Allora, facciamo un passo indietro. Quando si parla di terremoti, la maggior parte della gente si focalizza subito sulla magnitudo, giusto? Tipo: “È stato un 7.1? Cavolo!” oppure “Solo un 4.9? Bah, nulla di che.” Ma questo studio mostra che, in realtà, anche un terremoto di intensità media può fare parecchi danni, se colpisce il posto giusto (o sbagliato, dipende dai punti di vista). Prendiamo ad esempio la zona di San Juan de Aragón, che si trova nella cosiddetta “zona lacustre” di Città del Messico. Qui il terreno è una specie di gelatina: morbido, saturo d’acqua, e decisamente poco affidabile in caso di scosse. I ricercatori stimano che un terremoto lì potrebbe danneggiare fino al 15% degli edifici bassi (uno o due piani). E stiamo parlando solo di quelli residenziali. 
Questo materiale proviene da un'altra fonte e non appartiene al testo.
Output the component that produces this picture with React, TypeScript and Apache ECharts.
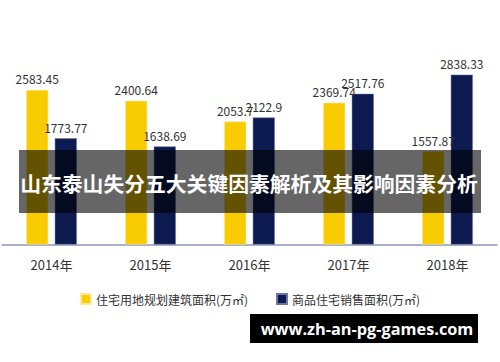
import React, { useEffect, useRef } from "react";
import * as echarts from "echarts";

const categories = ["2014年", "2015年", "2016年", "2017年", "2018年"];
const landArea = [2583.45, 2400.64, 2053.7, 2369.74, 1557.87];
const salesArea = [1773.77, 1638.69, 2122.9, 2517.76, 2838.33];
const seriesNames = ["住宅用地规划建筑面积(万㎡)", "商品住宅销售面积(万㎡)"];
const titleText = "山东泰山失分五大关键因素解析及其影响因素分析";
const watermark = "www.zh-an-pg-games.com";

const FONT = "'Noto Sans CJK SC', 'Noto Sans', sans-serif";

export default function App() {
  const ref = useRef<HTMLDivElement>(null);
  useEffect(() => {
    if (!ref.current) return;
    const chart = echarts.init(ref.current, undefined, { renderer: "svg" });
    const label = {
      show: true,
      position: "top" as const,
      distance: 5,
      color: "#333",
      fontSize: 12,
      fontFamily: FONT,
    };
    chart.setOption({
      animation: false,
      backgroundColor: "#fff",
      textStyle: { fontFamily: FONT },
      grid: { left: 2, right: 3, top: 65, bottom: 117.5 },
      legend: {
        top: 288,
        left: "center",
        itemWidth: 10,
        itemHeight: 10,
        itemGap: 28,
        icon: "rect",
        textStyle: { color: "#333", fontSize: 12, fontFamily: FONT },
        data: seriesNames,
      },
      xAxis: {
        type: "category",
        data: categories,
        axisLine: { lineStyle: { color: "#8e99b5", width: 1.5 } },
        axisTick: { show: false },
        axisLabel: { color: "#333", fontSize: 13, margin: 13, fontFamily: FONT },
      },
      yAxis: {
        type: "value",
        min: 0,
        max: 3000,
        show: false,
        splitLine: { show: false },
      },
      series: [
        {
          name: seriesNames[0],
          type: "bar",
          data: landArea,
          barWidth: 22,
          barGap: "30%",
          itemStyle: { color: "#F8CC00", borderColor: "#fbe9a0", borderWidth: 0.5 },
          label,
        },
        {
          name: seriesNames[1],
          type: "bar",
          data: salesArea,
          barWidth: 22,
          itemStyle: { color: "#0C1A4F", borderColor: "#6e76a0", borderWidth: 0.5 },
          label,
        },
      ],
      graphic: [
        {
          type: "rect",
          shape: { x: 19, y: 150, width: 462, height: 63 },
          style: { fill: "rgba(0,0,0,0.6)" },
          z: 100,
        },
        {
          type: "text",
          x: 249,
          y: 183,
          style: {
            text: titleText,
            fill: "#fff",
            fontSize: 20.8,
            fontWeight: "bold",
            fontFamily: "'Noto Sans CJK SC'",
            align: "center",
            verticalAlign: "middle",
          },
          z: 101,
        },
        {
          type: "rect",
          shape: { x: 250, y: 314, width: 228, height: 29 },
          style: { fill: "#000" },
          z: 100,
        },
        {
          type: "text",
          x: 367,
          y: 329,
          style: {
            text: watermark,
            fill: "#fff",
            fontSize: 16.3,
            fontWeight: "bold",
            fontFamily: "'Open Sans', sans-serif",
            align: "center",
            verticalAlign: "middle",
          },
          z: 101,
        },
      ],
    });
    return () => chart.dispose();
  }, []);
  return (
    <div
      ref={ref}
      style={{ position: "fixed", left: 0, top: 0, width: 500, height: 362 }}
    />
  );
}
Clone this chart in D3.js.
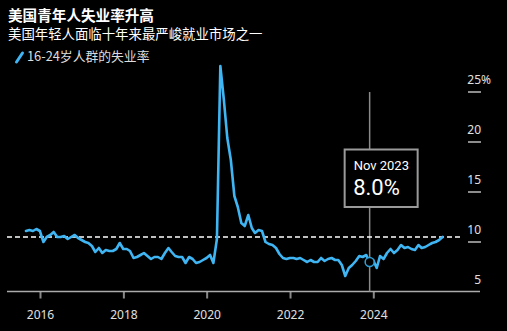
<!DOCTYPE html>
<html><head><meta charset="utf-8">
<script src="https://cdn.jsdelivr.net/npm/d3@7"></script>
<style>
html,body{margin:0;padding:0;background:#000;}
svg{display:block;}
</style></head>
<body>
<svg id="chart" width="507" height="331"></svg>
<script>
// ---- data ----
const title = "美国青年人失业率升高";
const subtitle = "美国年轻人面临十年来最严峻就业市场之一";
const seriesName = "16-24岁人群的失业率";
const firstMonth = [2015, 8]; // Aug 2015, monthly data
const rate2015 = [11.1, 11.2, 11.1, 11.3, 11.1];
const rate2016 = [10.0, 10.5, 10.7, 11.0, 10.5, 10.5, 10.6, 10.3, 10.5, 10.7, 10.4, 10.2];
const rate2017 = [10.0, 9.9, 9.6, 9.0, 9.4, 8.9, 9.2, 9.1, 9.1, 9.3, 9.9, 9.3];
const rate2018 = [9.3, 9.1, 8.4, 8.5, 8.7, 8.9, 8.6, 8.3, 8.5, 8.5, 8.3, 8.9];
const rate2019 = [9.4, 9.0, 8.6, 8.5, 8.5, 7.9, 8.5, 8.3, 7.9, 8.0, 8.2, 8.4];
const rate2020 = [8.7, 7.9, 10.3, 27.6, 24.2, 20.4, 18.2, 14.6, 13.5, 11.9, 11.6, 12.7];
const rate2021 = [11.4, 10.9, 11.2, 11.1, 10.0, 9.8, 9.7, 9.4, 8.8, 8.4, 8.3, 8.4];
const rate2022 = [8.4, 8.3, 8.4, 8.2, 8.0, 8.2, 8.0, 8.0, 8.4, 8.1, 8.3, 8.4];
const rate2023 = [8.2, 8.2, 7.7, 6.6, 7.4, 7.7, 8.1, 8.6, 8.5, 8.7, 8.0, 8.2];
const rate2024 = [7.4, 8.6, 8.3, 8.9, 9.3, 8.9, 9.2, 9.7, 9.4, 9.5, 9.3, 9.2];
const rate2025 = [9.7, 9.4, 9.5, 9.7, 9.9, 10.0, 10.2, 10.5];
const xTickYears = [2016, 2018, 2020, 2022, 2024];
const yTicks = [5, 10, 15, 20, 25];
const annotation = { year: 2023, month: 11, label: "Nov 2023" };
const referenceValue = 10.5;

// ---- build series ----
const allRates = [].concat(rate2015, rate2016, rate2017, rate2018, rate2019, rate2020,
  rate2021, rate2022, rate2023, rate2024, rate2025);
// monthly observation placed at end of its month
const data = allRates.map((v, i) => {
  const m = firstMonth[1] - 1 + i;
  return { date: new Date(firstMonth[0], m + 1, 0), value: v };
});

const svg = d3.select("#chart");
const W = 507, H = 331;
svg.append("rect").attr("width", W).attr("height", H).attr("fill", "#000");

const x = d3.scaleTime()
  .domain([new Date(2016, 0, 1), new Date(2024, 0, 1)])
  .range([40, 373.3]);
const y = d3.scaleLinear().domain([5, 25]).range([292, 92]);

const lineColor = "#3fb5f3";
const font = "'Noto Sans', 'Noto Sans CJK SC', sans-serif";
const cjk = "'Noto Sans CJK SC', 'Noto Sans', sans-serif";
const annFont = "Roboto, 'Noto Sans', sans-serif";

// titles
svg.append("text").attr("x", 8).attr("y", 21)
  .attr("fill", "#fff").attr("font-family", cjk).attr("font-weight", "bold")
  .attr("font-size", 14.6).text(title);
svg.append("text").attr("x", 8).attr("y", 39)
  .attr("fill", "#fff").attr("font-family", cjk)
  .attr("font-size", 13.4).text(subtitle);
// legend
svg.append("line").attr("x1", 16.5).attr("y1", 62).attr("x2", 22.5).attr("y2", 53)
  .attr("stroke", lineColor).attr("stroke-width", 3).attr("stroke-linecap", "round");
svg.append("text").attr("x", 27).attr("y", 61)
  .attr("fill", "#ddd").attr("font-family", cjk)
  .attr("font-size", 12.8).text(seriesName);

// y axis (right side: short tick marks with labels above)
const yAxisX0 = 468, yAxisX1 = 481;
const yg = svg.append("g");
yTicks.forEach(t => {
  if (t !== 5) {
    yg.append("line").attr("x1", yAxisX0).attr("x2", yAxisX1)
      .attr("y1", y(t)).attr("y2", y(t)).attr("stroke", "#bbb").attr("stroke-width", 1.5);
  }
  yg.append("text").attr("x", yAxisX1).attr("y", y(t) - 8.5)
    .attr("text-anchor", "end").attr("fill", "#e0e0e0")
    .attr("font-family", font).attr("font-size", 12).text(t);
  if (t === d3.max(yTicks)) {
    yg.append("text").attr("x", yAxisX1).attr("y", y(t) - 8.5)
      .attr("fill", "#e0e0e0").attr("font-family", font).attr("font-size", 12).text("%");
  }
});

// x axis
const xAxis = d3.axisBottom(x)
  .tickValues(xTickYears.map(yr => new Date(yr, 0, 1)))
  .tickFormat(d3.timeFormat("%Y"))
  .tickSize(7).tickPadding(12);
const xg = svg.append("g").attr("transform", `translate(0,${y(5) - 0.5})`).call(xAxis);
xg.select(".domain").remove();
xg.selectAll(".tick line").attr("stroke", "#888").attr("stroke-width", 2);
xg.selectAll(".tick text").attr("fill", "#e0e0e0").attr("font-family", font).attr("font-size", 12);
svg.append("line").attr("x1", 7).attr("x2", 480).attr("y1", y(5) - 0.5).attr("y2", y(5) - 0.5)
  .attr("stroke", "#aaa").attr("stroke-width", 1.5);

// annotation vertical line
const annDate = new Date(annotation.year, annotation.month, 0);
const annPoint = data.find(d => d.date.getTime() === annDate.getTime());
const ax = x(annDate);
svg.append("line").attr("x1", ax).attr("x2", ax).attr("y1", y(25)).attr("y2", y(5) - 0.5)
  .attr("stroke", "#8a8a8a").attr("stroke-width", 1.5);

// reference dashed line
svg.append("line").attr("x1", 7).attr("x2", 461)
  .attr("y1", y(referenceValue)).attr("y2", y(referenceValue))
  .attr("stroke", "#fff").attr("stroke-width", 1.5).attr("stroke-dasharray", "5,3");

// series line
const line = d3.line().x(d => x(d.date)).y(d => y(d.value)).curve(d3.curveLinear);
svg.append("path").datum(data).attr("d", line)
  .attr("fill", "none").attr("stroke", lineColor).attr("stroke-width", 2.6)
  .attr("stroke-linejoin", "round").attr("stroke-linecap", "round");

// marker
svg.append("circle").attr("cx", ax).attr("cy", y(annPoint.value)).attr("r", 4.5)
  .attr("fill", "#000").attr("stroke", "#2f9fd8").attr("stroke-width", 1.5);

// annotation box
const boxX = ax - 25, boxY = 149.5, boxW = 73, boxH = 57.5;
svg.append("rect").attr("x", boxX).attr("y", boxY).attr("width", boxW).attr("height", boxH)
  .attr("fill", "#000").attr("stroke", "#9a9a9a").attr("stroke-width", 2);
svg.append("text").attr("x", boxX + 9).attr("y", boxY + 20.5)
  .attr("fill", "#fff").attr("font-family", annFont).attr("font-size", 13)
  .text(annotation.label);
svg.append("text").attr("x", boxX + 8.5).attr("y", boxY + 45.5)
  .attr("fill", "#fff").attr("font-family", annFont).attr("font-size", 22)
  .text(annPoint.value.toFixed(1) + "%");
</script>
</body></html>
Un po’ meglio va nella zona di transizione, La Magdalena, dove il terreno inizia a cambiare ma non è ancora roccioso. Lì i danni sarebbero attorno al 13%. Mentre Milpa Alta, che si trova in zona collinare più stabile, se la caverebbe con un 5% di danni. Una cosa interessante che dice Suárez (uno dei due autori) è che l’effetto del terremoto dipende tantissimo dal tipo di terreno, più ancora che dalla forza in sé. E infatti il vero punto è che la città deve iniziare a prendere sul serio anche i terremoti “locali”, quelli piccoli ma vicini, non solo quelli potenzialmente distruttivi.
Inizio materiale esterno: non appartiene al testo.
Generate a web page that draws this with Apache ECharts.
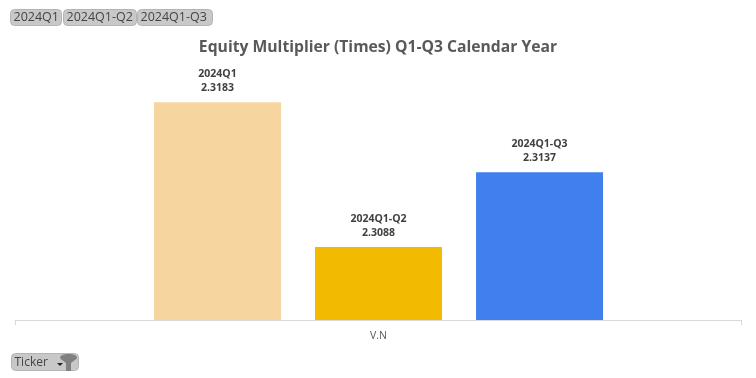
<!DOCTYPE html>
<html>
<head>
  <meta charset="utf-8" />
  <title>Equity Multiplier</title>
  <style>
    html, body { margin: 0; padding: 0; background: #fff; }
    #main { width: 756px; height: 378px; }
  </style>
</head>
<body>
  <div id="main"></div>
  <script src="https://cdn.jsdelivr.net/npm/echarts@6/dist/echarts.min.js"></script>
  <script>
    var categories = ['V.N'];
    var seriesNames = ['2024Q1', '2024Q1-Q2', '2024Q1-Q3'];
    var seriesValues = [2.3183, 2.3088, 2.3137];
    var seriesColors = ['#f6d59f', '#f3ba02', '#4080ee'];
    var titleText = 'Equity Multiplier (Times) Q1-Q3 Calendar Year';
    var filterLabel = 'Ticker';
    var font = '"Open Sans", "Noto Sans", sans-serif';

    // slicer style buttons, not part of the plot
    function button(x, y, w, h, label, size, dy) {
      return [{
        type: 'rect',
        shape: { x: x, y: y, width: w, height: h, r: 4 },
        style: { fill: '#c8c8c8', stroke: '#b4b4b4', lineWidth: 1 }
      }, {
        type: 'text',
        x: x + 3,
        y: y + h / 2 + dy,
        style: { text: label, fill: '#444', font: size + 'px ' + font, textVerticalAlign: 'middle' }
      }];
    }

    var graphics = []
      .concat(button(10.5, 9.5, 51, 16, seriesNames[0], 12.5, 0))
      .concat(button(63.5, 9.5, 73, 16, seriesNames[1], 12.5, 0))
      .concat(button(137.5, 9.5, 75, 16, seriesNames[2], 12.5, 0))
      .concat(button(11.5, 353.5, 67, 17, filterLabel, 12, 1));

    // funnel icon on the Ticker button
    graphics.push({
      type: 'ellipse',
      shape: { cx: 68.5, cy: 357.5, rx: 8.5, ry: 3.5 },
      style: { fill: '#808080' }
    }, {
      type: 'polygon',
      shape: { points: [[61, 359], [76, 359], [71, 363], [71, 371], [66, 371], [66, 363]] },
      style: { fill: '#808080' }
    }, {
      type: 'polygon',
      shape: { points: [[57, 363], [63, 363], [60, 366]] },
      style: { fill: '#222' }
    });

    var myChart = echarts.init(document.getElementById('main'), null, { renderer: 'canvas' });

    myChart.setOption({
      animation: false,
      title: {
        text: titleText,
        left: 373,
        top: 35,
        textAlign: 'center',
        textStyle: { color: '#595959', fontSize: 15.7, fontWeight: 'bold', fontFamily: font }
      },
      grid: { left: 15.5, right: 14.5, top: 20, bottom: 58 },
      xAxis: {
        type: 'category',
        data: categories,
        axisLine: { lineStyle: { color: '#d9d9d9' } },
        axisTick: { show: true, length: 5, lineStyle: { color: '#d9d9d9' } },
        axisLabel: { color: '#595959', fontSize: 10.5, fontFamily: font, margin: 11 }
      },
      yAxis: {
        type: 'value',
        min: 2.304,
        max: 2.3237,
        show: false
      },
      series: seriesNames.map(function (name, i) {
        return {
          name: name,
          type: 'bar',
          data: [seriesValues[i]],
          barWidth: 127,
          barGap: '26.8%',
          itemStyle: { color: seriesColors[i] },
          label: {
            show: true,
            position: 'top',
            distance: 7,
            formatter: '{a}\n{c}',
            color: '#404040',
            fontSize: 10.5,
            fontWeight: 'bold',
            lineHeight: 14,
            fontFamily: font
          }
        };
      }),
      graphic: graphics
    });
  </script>
</body>
</html>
Illustrazione di Città del Messico (Pexels FOTO) – www.sciencecue.it

Non è solo una questione di altezza… ma quasi

Un altro aspetto super curioso è come i diversi edifici rispondano alle scosse. E no, non c’entra solo l’altezza, ma anche la frequenza delle onde sismiche. Sai quando spingi un’altalena nel momento giusto e va sempre più in alto? Ecco, le onde sismiche fanno un po’ la stessa cosa: se “indovinano” la frequenza naturale dell’edificio, gli danno una spinta in più. E questo succede spesso con le case basse, quelle da uno o due piani. Infatti, secondo il modello dei due ricercatori, sono proprio queste strutture a soffrire di più.

Quelle alte, tipo sopra gli 11 piani, tutto sommato se la cavano bene in tutti e tre gli scenari. Però gli edifici di media altezza, diciamo tra i 3 e i 10 piani, iniziano a mostrare problemi seri, soprattutto nella zona del vecchio lago. È come se ogni tipo di palazzo avesse il suo punto debole, e il terreno sapesse esattamente dove colpire. Il che, detta così, suona anche un po’ inquietante. In pratica, la lezione è chiara: Città del Messico deve smettere di concentrarsi solo sui terremoti “grandi e lontani”, e iniziare a considerare anche quelli “piccoli ma vicini”. Perché se il terreno non è stabile, e se le onde si mettono in sintonia con le strutture, il disastro può arrivare anche senza che nessuno se lo aspetti. E magari, la prossima volta che pensiamo “Tanto era solo un 5.0 di magnitudo”, ci penseremo due volte.